When searching an element or an insertion point in a sorted array, there are basically two approaches: straight search (element by element) or binary search. From the time complexities O(n) vs O(log(n)) we know that binary search is ultimately more efficient, however this does not automatically imply that binary search will always be faster than "normal search".
My question therefore is: Can binary search be practically less efficent than "normal" search for low n? If yes, can we estimate the point at which binary search will be more efficient?
Thanks!
Yes, a binary search can be practically less efficient than "normal" search for a small n. However, this is very hard to estimate the point at which a binary search will be more efficient (if even possible) because this is very dependent of the problem (eg. data type, search predicate), the hardware (eg. processor, RAM) and even the dynamic state of the hardware used when the search is performed as well as the actual data in the sorted array on modern systems.
The first reason a binary search can be less efficient is vectorization. Indeed, modern processors can support SIMD instructions working on pretty big vectors. Thus, a linear search can work simultaneously on many item per processing cycle. Modern processors can even often execute few SIMD instructions in parallel per cycle. While linear searches can be often trivially vectorized, it is not the case of binary searches which are almost inherently sequential.

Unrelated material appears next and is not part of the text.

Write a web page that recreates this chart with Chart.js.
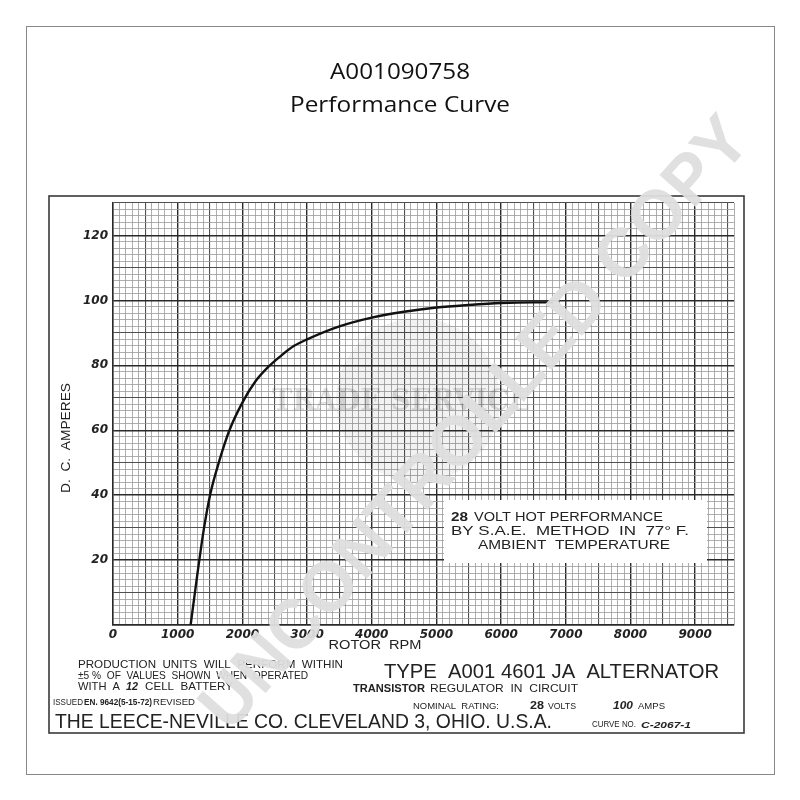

One should keep in mind that vectorization is not always possible nor always automatically done by compilers, especially on non-trivial data types (eg. composite data structures, pointer-based types) or non-trivial search predicates (eg. the ones with conditionals or memory indirections).
The second reason a binary search can be less efficient is branch predictability. Indeed, modern processors try to predict branches ahead of time to avoid pipeline stall. If this prediction works, then branches can be taken very quickly, otherwise the processor can stall for several cycles (up to dozens). A branch can be easily predicted if it is always true or always false. A randomly taken branch cannot be predicted causing stalls. Because the array is sorted, branches in linear searches are easy to predict (branches are either always taken or never taken until the element is found), while this is clearly not the case for binary searches. As a result, the speed of a search is dependent of the searched item, and data inside the sorted array.
The same thing apply for cache misses and memory fetches: because the latency of the RAM is very big compared to executing arithmetic instructions, modern processors contains dedicated hardware prefetching units trying to predict the next memory fetches and prefetch data ahead of time in order to avoid cache misses. Prefetchers are good to predict linear/contiguous memory accesses but very bad for random memory accesses. Memory accesses of linear searches are trivial while the one of binary searches appear to be mostly random for many processors. A cache miss happening during a binary search will certainly cause the processor to stall for a lot of cycles. If the sorted array is already loaded in cache, a binary search on it can be much faster.
But this is not enough: using wide SIMD instructions or doing cache-misses can impact the frequency of the computing core and so the speed of the algorithm. Not to mention that the size of the data type also matters a lot as the memory throughput is limited and strided memory accesses are slower than contiguous one. One should also take into account the additional complexity of binary searches compared to linear ones (ie. often more instructions to execute). I guess I missed some important points in the above list.
As a programmer, you may need to define a threshold to choose which algorithm to use. If you really need that, the best solution is to find is automatically using a benchmark or autotuning methods. Practical experimentations shows that the threshold changed over the last decades for a given fixed context (data type, cache state, etc.), in favour to linear searches (so the thresholds are generally increasing over time).
My personal advice is not to use a binary search for value of n smaller than 256 / data_type_size_in_bytes with trivial/native data types on mainstream processors. I think it is a good idea to use a binary search when n is bigger than 1000, or also when the data-type is non-trivial as well as when the predicate is expensive.